_Provided information_:
-- Start --

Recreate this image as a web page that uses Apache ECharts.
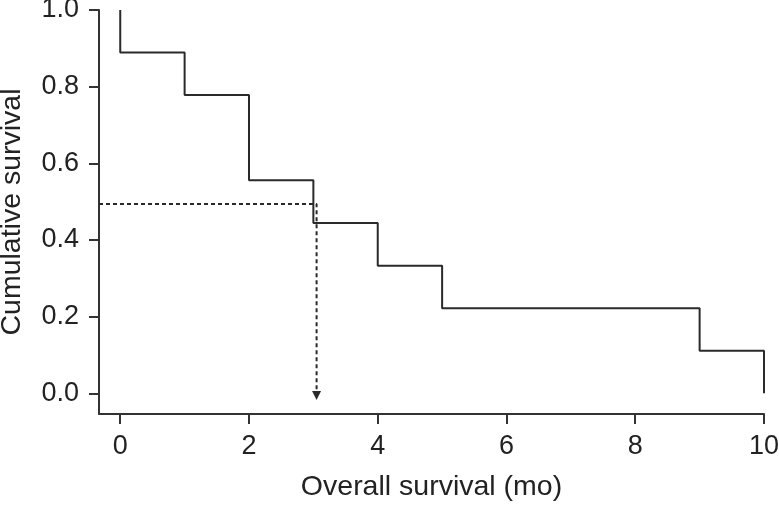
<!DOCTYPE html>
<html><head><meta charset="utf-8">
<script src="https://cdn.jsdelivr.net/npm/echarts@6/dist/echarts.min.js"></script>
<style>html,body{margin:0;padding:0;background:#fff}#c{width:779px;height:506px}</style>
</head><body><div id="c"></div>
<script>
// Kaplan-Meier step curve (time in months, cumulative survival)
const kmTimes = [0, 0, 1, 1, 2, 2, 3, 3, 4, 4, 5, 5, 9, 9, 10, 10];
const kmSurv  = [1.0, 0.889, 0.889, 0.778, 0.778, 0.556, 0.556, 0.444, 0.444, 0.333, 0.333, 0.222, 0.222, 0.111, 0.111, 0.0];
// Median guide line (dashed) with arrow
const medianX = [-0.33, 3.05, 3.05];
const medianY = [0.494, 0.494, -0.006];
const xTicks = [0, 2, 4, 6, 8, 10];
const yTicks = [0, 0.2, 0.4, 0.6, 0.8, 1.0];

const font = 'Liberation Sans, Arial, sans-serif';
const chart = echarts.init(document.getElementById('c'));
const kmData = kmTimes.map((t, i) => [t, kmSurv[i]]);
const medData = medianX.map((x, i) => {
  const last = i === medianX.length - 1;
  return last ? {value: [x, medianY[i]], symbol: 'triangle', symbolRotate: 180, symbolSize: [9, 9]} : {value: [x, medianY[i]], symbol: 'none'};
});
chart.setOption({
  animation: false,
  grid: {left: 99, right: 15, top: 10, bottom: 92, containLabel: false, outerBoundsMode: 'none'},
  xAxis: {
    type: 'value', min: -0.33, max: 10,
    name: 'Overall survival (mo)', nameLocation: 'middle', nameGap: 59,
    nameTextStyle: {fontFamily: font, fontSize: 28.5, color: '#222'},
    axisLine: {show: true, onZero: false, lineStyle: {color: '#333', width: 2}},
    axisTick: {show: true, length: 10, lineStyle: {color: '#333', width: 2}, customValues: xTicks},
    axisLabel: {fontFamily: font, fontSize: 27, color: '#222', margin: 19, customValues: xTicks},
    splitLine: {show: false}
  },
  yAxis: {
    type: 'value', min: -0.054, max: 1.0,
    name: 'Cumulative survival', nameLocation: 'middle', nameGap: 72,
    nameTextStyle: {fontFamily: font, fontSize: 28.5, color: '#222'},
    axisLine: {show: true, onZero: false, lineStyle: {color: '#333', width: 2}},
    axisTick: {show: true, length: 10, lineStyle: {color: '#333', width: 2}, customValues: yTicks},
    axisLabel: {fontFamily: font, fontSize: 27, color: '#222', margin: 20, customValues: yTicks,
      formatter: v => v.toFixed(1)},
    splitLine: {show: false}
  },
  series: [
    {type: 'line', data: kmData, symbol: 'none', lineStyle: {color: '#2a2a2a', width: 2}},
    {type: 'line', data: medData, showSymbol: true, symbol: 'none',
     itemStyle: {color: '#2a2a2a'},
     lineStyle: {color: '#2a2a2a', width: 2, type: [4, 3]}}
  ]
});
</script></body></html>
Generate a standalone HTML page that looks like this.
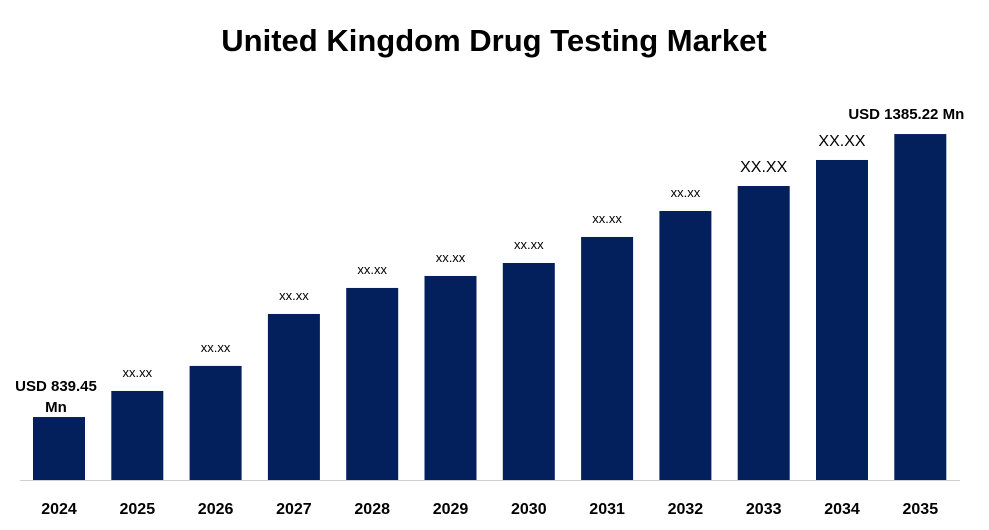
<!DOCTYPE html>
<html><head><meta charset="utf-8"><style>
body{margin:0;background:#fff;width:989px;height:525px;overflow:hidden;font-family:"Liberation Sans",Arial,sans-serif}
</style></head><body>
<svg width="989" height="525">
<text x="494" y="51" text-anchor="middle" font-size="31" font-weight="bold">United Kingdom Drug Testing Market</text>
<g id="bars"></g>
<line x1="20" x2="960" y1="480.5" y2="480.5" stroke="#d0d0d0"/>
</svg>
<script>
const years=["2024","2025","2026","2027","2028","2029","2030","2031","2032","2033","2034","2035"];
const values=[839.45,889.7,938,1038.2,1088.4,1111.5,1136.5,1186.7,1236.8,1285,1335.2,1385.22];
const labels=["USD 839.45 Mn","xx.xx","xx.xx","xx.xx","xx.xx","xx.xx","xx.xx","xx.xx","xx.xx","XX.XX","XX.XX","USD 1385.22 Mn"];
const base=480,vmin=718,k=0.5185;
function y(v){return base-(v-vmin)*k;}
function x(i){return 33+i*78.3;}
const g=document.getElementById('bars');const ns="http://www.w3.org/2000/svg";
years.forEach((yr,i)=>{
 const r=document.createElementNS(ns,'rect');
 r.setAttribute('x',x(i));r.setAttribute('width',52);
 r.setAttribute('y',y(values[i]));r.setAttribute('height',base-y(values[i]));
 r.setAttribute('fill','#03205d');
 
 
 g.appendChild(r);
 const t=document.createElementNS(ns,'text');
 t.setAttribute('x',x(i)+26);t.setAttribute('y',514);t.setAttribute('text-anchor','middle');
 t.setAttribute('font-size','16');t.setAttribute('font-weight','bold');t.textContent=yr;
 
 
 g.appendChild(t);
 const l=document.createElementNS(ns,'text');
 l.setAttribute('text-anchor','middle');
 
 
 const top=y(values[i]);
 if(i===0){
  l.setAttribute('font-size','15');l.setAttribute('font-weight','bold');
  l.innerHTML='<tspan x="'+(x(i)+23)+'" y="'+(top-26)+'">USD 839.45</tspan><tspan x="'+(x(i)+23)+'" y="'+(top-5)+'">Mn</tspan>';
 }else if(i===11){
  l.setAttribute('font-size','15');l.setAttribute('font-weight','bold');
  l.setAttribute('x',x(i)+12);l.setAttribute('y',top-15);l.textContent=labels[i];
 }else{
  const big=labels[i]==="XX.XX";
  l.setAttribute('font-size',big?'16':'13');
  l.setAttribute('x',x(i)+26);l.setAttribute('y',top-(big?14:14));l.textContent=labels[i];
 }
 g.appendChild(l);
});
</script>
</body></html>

-- End --

_Stated exercise_:
From the entries above, copy every line containing the word "that".

_Exercise response_:
Recreate this image as a web page that uses Apache ECharts.
Generate a standalone HTML page that looks like this.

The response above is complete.